This summer, Elmira Jeffries will reopen its rooms to students, but no longer as a dormitory. After more than 10 years of serving as a residence hall, the 1500 N. 15th St. building will now transition into a non-Temple-affiliated apartment complex.
The change comes after a decision from Temple not to renew its lease with Philadelphia Management Corporation, the company which owns the complex.
“We decided that the relationship as it existed had matured,” said Michael Scales, associate vice president of student affairs. “We were ready to go in a different direction.”
Debate over the future of Elmira Jeffries first surfaced last year after a delay in the renewal of the lease for the 2014-15 school year.
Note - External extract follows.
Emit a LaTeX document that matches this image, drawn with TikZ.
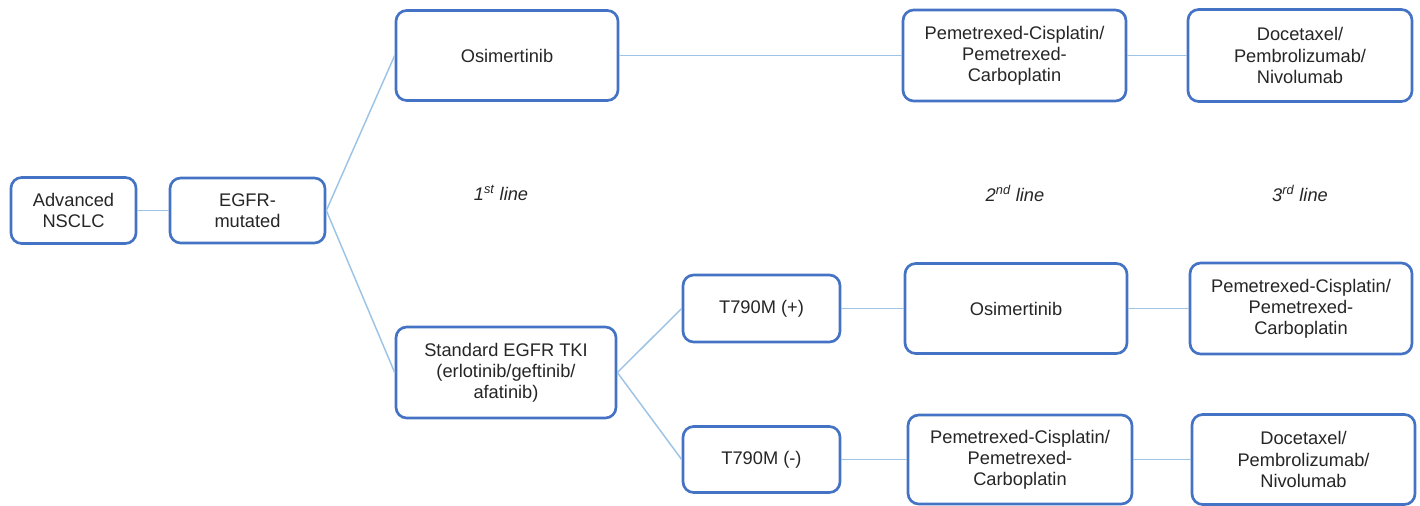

Scales said the decision was made at that time.
“[Temple] deferred for a year to allow PMC time to market,” Scales said.
Kate Groshong, the director of marketing for PMC, said that Elmira Jeffries – which has traditionally held sophomores and upperclassmen – will continue to be marketed to Temple’s undergraduate and graduate students.
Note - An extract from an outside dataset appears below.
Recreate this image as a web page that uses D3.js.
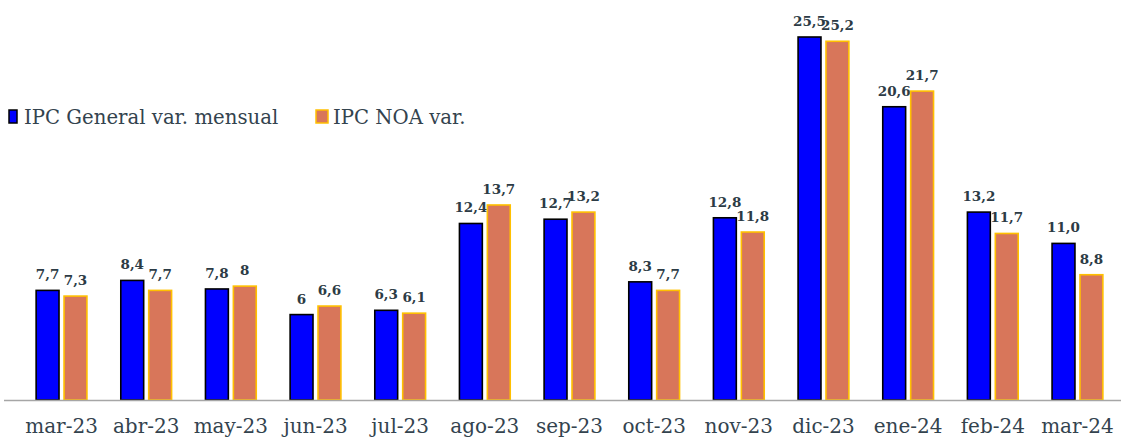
<!DOCTYPE html>
<html>
<head>
<meta charset="utf-8">
<script src="https://cdn.jsdelivr.net/npm/d3@7"></script>
<style>
  html, body { margin: 0; padding: 0; background: #fff; }
  svg { display: block; }
</style>
</head>
<body>
<svg id="chart" width="1121" height="439"></svg>
<script>
// Monthly CPI variation: national general index vs. NOA region
const months = ["mar-23", "abr-23", "may-23", "jun-23", "jul-23", "ago-23", "sep-23",
                "oct-23", "nov-23", "dic-23", "ene-24", "feb-24", "mar-24"];
const seriesNames = ["IPC General var. mensual", "IPC NOA var."];
const generalValues = [7.7, 8.4, 7.8, 6.0, 6.3, 12.4, 12.7, 8.3, 12.8, 25.5, 20.6, 13.2, 11.0];
const noaValues = [7.3, 7.7, 8.0, 6.6, 6.1, 13.7, 13.2, 7.7, 11.8, 25.2, 21.7, 11.7, 8.8];
const generalLabels = ["7,7", "8,4", "7,8", "6", "6,3", "12,4", "12,7", "8,3", "12,8", "25,5", "20,6", "13,2", "11,0"];
const noaLabels = ["7,3", "7,7", "8", "6,6", "6,1", "13,7", "13,2", "7,7", "11,8", "25,2", "21,7", "11,7", "8,8"];

const series = [
  { name: seriesNames[0], values: generalValues, labels: generalLabels, fill: "#0000ff", stroke: "#000000" },
  { name: seriesNames[1], values: noaValues, labels: noaLabels, fill: "#d8765a", stroke: "#ffc000" }
];

const svg = d3.select("#chart");
const textColor = "#33434e";
const serif = "'DejaVu Serif', Georgia, serif";

const baseY = 400;
const y = d3.scaleLinear().domain([0, 25.5]).range([baseY, 37]);
const x0 = d3.scaleBand().domain(months).range([19.2, 1119.8]).paddingInner(0.4).paddingOuter(0.2);
const x1 = d3.scaleBand().domain([0, 1]).range([0, x0.bandwidth()]).paddingInner(0.18);

// bars with value labels
series.forEach((s, si) => {
  const g = svg.append("g");
  g.selectAll("rect")
    .data(s.values)
    .join("rect")
    .attr("x", (d, i) => x0(months[i]) + x1(si))
    .attr("y", d => y(d))
    .attr("width", x1.bandwidth())
    .attr("height", d => baseY - y(d))
    .attr("fill", s.fill)
    .attr("stroke", s.stroke)
    .attr("stroke-width", 1.6);

  g.selectAll("text")
    .data(s.values)
    .join("text")
    .attr("x", (d, i) => x0(months[i]) + x1(si) + x1.bandwidth() / 2)
    .attr("y", d => y(d) - 11)
    .attr("text-anchor", "middle")
    .attr("font-family", serif)
    .attr("font-weight", "bold")
    .attr("font-size", 13.5)
    .attr("fill", "#2c3b45")
    .text((d, i) => s.labels[i]);
});

// category axis
const xAxis = d3.axisBottom(x0).tickSize(0).tickPadding(19);
const axisG = svg.append("g").attr("transform", `translate(0,${baseY})`).call(xAxis);
axisG.select(".domain").attr("d", "M4,0.5H1121").attr("stroke", "#a6a6a6").attr("stroke-width", 1.5);
axisG.selectAll("text")
  .attr("font-family", serif)
  .attr("font-size", 20)
  .attr("fill", textColor);

// legend
const legendItems = [
  { x: 9, w: 8, textX: 24 },
  { x: 316, w: 12, textX: 333 }
];
series.forEach((s, si) => {
  const L = legendItems[si];
  svg.append("rect")
    .attr("x", L.x).attr("y", 110)
    .attr("width", L.w).attr("height", 13)
    .attr("fill", s.fill)
    .attr("stroke", s.stroke)
    .attr("stroke-width", 1.5);
  svg.append("text")
    .attr("x", L.textX)
    .attr("y", 124)
    .attr("font-family", serif)
    .attr("font-size", 19.7)
    .attr("fill", textColor)
    .text(s.name);
});
</script>
</body>
</html>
Along with the change in status, Groshong said that the building will get a new look.
“We’ll keep the bones in place,” Groshong said, referring to the apartment-style layout of the rooms. Changes will include hardwood floors, new washers and dryers and upgrades for the lobby and resident lounges.
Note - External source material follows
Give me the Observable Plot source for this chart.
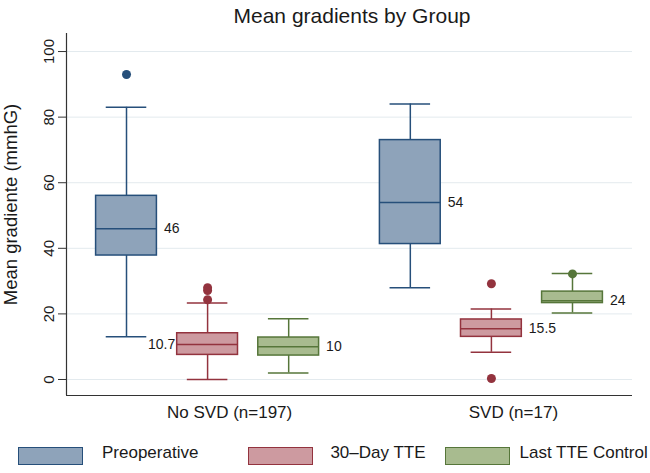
<!DOCTYPE html>
<html>
<head>
<meta charset="utf-8">
<script src="https://cdn.jsdelivr.net/npm/d3@7"></script>
<script src="https://cdn.jsdelivr.net/npm/@observablehq/plot@0.6"></script>
<style>
  body { margin: 0; background: #fff; font-family: "Liberation Sans", Arial, Helvetica, sans-serif; color: #1a1a1a; }
  #wrap { width: 650px; height: 473px; position: relative; overflow: hidden; }
  #title { height: 31px; line-height: 31px; font-size: 21px; text-align: center; padding-left: 70px; padding-right: 16px; }
  #legend { height: 35px; padding-top: 6px; display: flex; align-items: center; font-size: 17px; white-space: nowrap; }
  .sw { width: 63px; height: 16px; border-width: 1.5px; border-style: solid; flex: none; }
</style>
</head>
<body>
<div id="wrap">
  <div id="title"></div>
  <div id="chart"></div>
  <div id="legend"></div>
</div>
<script>
// ---- data ----
const chartTitle = "Mean gradients by Group";
const yTitle = "Mean gradiente (mmhG)";
const groups = ["No SVD (n=197)", "SVD (n=17)"];
const series = ["Preoperative", "30\u2013Day TTE", "Last TTE Control"];
const yTicks = [0, 20, 40, 60, 80, 100];
// box statistics, ordered group-major: [NoSVD-Pre, NoSVD-30d, NoSVD-Last, SVD-Pre, SVD-30d, SVD-Last]
const lowerWhisker = [13, 0, 2, 28, 8.3, 20.3];
const q1 = [37.8, 7.5, 7.3, 41.3, 13, 23.3];
const median = [46, 10.7, 10, 54, 15.5, 24];
const q3 = [56, 14.1, 12.8, 73, 18.3, 26.8];
const upperWhisker = [83, 23.3, 18.5, 84, 21.5, 32.3];
const medianLabelSide = ["right", "left", "right", "right", "right", "right"];
// outliers: [group index, series index, value]
const outliers = [
  [0, 0, 93],
  [0, 1, 24.3], [0, 1, 27.1], [0, 1, 28],
  [1, 1, 29.2], [1, 1, 0.3],
  [1, 2, 32.2]
];

// ---- styles ----
const fills = ["#8ea3ba", "#cd9aa0", "#a8bb8f"];
const strokes = ["#264f7a", "#93333e", "#56763a"];
const font = '"Liberation Sans", Arial, Helvetica, sans-serif';

// ---- layout helpers (slot positions on a linear x scale) ----
const slot = (g, s) => 1 + g * 3.5 + s;
const half = 0.375, capHalf = 0.25;
const xDomain = [1 - 0.74, 6.5 + 0.74];
const yDomain = [-4.88, 105.5];

const boxes = [];
groups.forEach((g, gi) => series.forEach((s, si) => {
  const i = gi * series.length + si;
  boxes.push({
    pos: slot(gi, si), si,
    lo: lowerWhisker[i], q1: q1[i], med: median[i], q3: q3[i], hi: upperWhisker[i],
    side: medianLabelSide[i]
  });
}));
const outs = outliers.map(([g, s, v]) => ({pos: slot(g, s), si: s, v}));
const groupLabels = groups.map((name, gi) => ({name, pos: slot(gi, 1)}));

document.getElementById("title").textContent = chartTitle;

const chart = Plot.plot({
  width: 650,
  height: 401,
  marginTop: 2,
  marginBottom: 37,
  marginLeft: 66,
  marginRight: 18,
  style: {fontFamily: font, fontSize: "15px", color: "#1a1a1a", background: "#fff"},
  x: {domain: xDomain, axis: null},
  y: {domain: yDomain, axis: null},
  color: {type: "identity"},
  marks: [
    Plot.ruleY(yTicks, {stroke: "#e3eaee", strokeWidth: 1}),
    // whiskers
    Plot.ruleX(boxes, {x: "pos", y1: "q3", y2: "hi", stroke: d => strokes[d.si], strokeWidth: 1.5}),
    Plot.ruleX(boxes, {x: "pos", y1: "lo", y2: "q1", stroke: d => strokes[d.si], strokeWidth: 1.5}),
    Plot.ruleY(boxes, {y: "hi", x1: d => d.pos - capHalf, x2: d => d.pos + capHalf, stroke: d => strokes[d.si], strokeWidth: 1.5}),
    Plot.ruleY(boxes, {y: "lo", x1: d => d.pos - capHalf, x2: d => d.pos + capHalf, stroke: d => strokes[d.si], strokeWidth: 1.5}),
    // boxes
    Plot.rect(boxes, {x1: d => d.pos - half, x2: d => d.pos + half, y1: "q1", y2: "q3",
      fill: d => fills[d.si], stroke: d => strokes[d.si], strokeWidth: 1.5}),
    Plot.ruleY(boxes, {y: "med", x1: d => d.pos - half, x2: d => d.pos + half, stroke: d => strokes[d.si], strokeWidth: 1.5}),
    // outliers
    Plot.dot(outs, {x: "pos", y: "v", r: 4.5, fill: d => strokes[d.si], stroke: "none"}),
    // median labels
    Plot.text(boxes.filter(d => d.side === "right"), {x: d => d.pos + half, y: "med", text: d => String(d.med),
      textAnchor: "start", dx: 7, fontSize: 14, fill: "#1a1a1a"}),
    Plot.text(boxes.filter(d => d.side === "left"), {x: d => d.pos - half, y: "med", text: d => String(d.med),
      textAnchor: "end", dx: -2, fontSize: 14, fill: "#1a1a1a"}),
    // axes
    Plot.axisY({ticks: yTicks, tickSize: 8, tickPadding: 5, tickRotate: -90, fontSize: 15, label: null, stroke: "#333", fill: "#1a1a1a"}),
    Plot.ruleX([xDomain[0]], {stroke: "#333", strokeWidth: 1.2}),
    Plot.ruleY([yDomain[0]], {stroke: "#333", strokeWidth: 1.2}),
    Plot.text(groupLabels, {x: "pos", text: "name", frameAnchor: "bottom", dy: 17, dx: 22, lineAnchor: "middle", fontSize: 17, fill: "#1a1a1a"}),
    Plot.text([yTitle], {frameAnchor: "left", textAnchor: "middle", lineAnchor: "middle", rotate: -90, dx: -55, dy: -10, fontSize: 18.5, fill: "#1a1a1a"})
  ]
});
document.getElementById("chart").appendChild(chart);

// legend
const legend = document.getElementById("legend");
const itemMargins = [18, 50, 19];
const textGaps = [19, 17, 10];
series.forEach((s, i) => {
  const sw = document.createElement("div");
  sw.className = "sw";
  sw.style.background = fills[i];
  sw.style.borderColor = strokes[i];
  sw.style.marginLeft = itemMargins[i] + "px";
  const t = document.createElement("span");
  t.textContent = s;
  t.style.marginLeft = textGaps[i] + "px";
  t.style.marginTop = "-6px";
  legend.appendChild(sw);
  legend.appendChild(t);
});
</script>
</body>
</html>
Renovations began this year with the addition of a fitness center in the basement of the building.
Groshong said the anticipated completion for the building is July and will then operate similarly to Kardon Atlantic, another Temple-affiliated PMC property.
Scales said he doesn’t believe that discontinuing Elmira Jeffries’ contract will push many more students toward searching for housing within the local community, since the property only represents a small percentage of university housing. The building contains 140 spots.
“As a policy decision, this is going to have an iota as regards to negative effects on the community,” Scales said.
Scales said part of the decision was based on how Temple values having residence halls which are owned and operated by the university, which allows Temple to provide its own residential experience. With Elmira Jeffries, PMC was responsible for upkeep of the building.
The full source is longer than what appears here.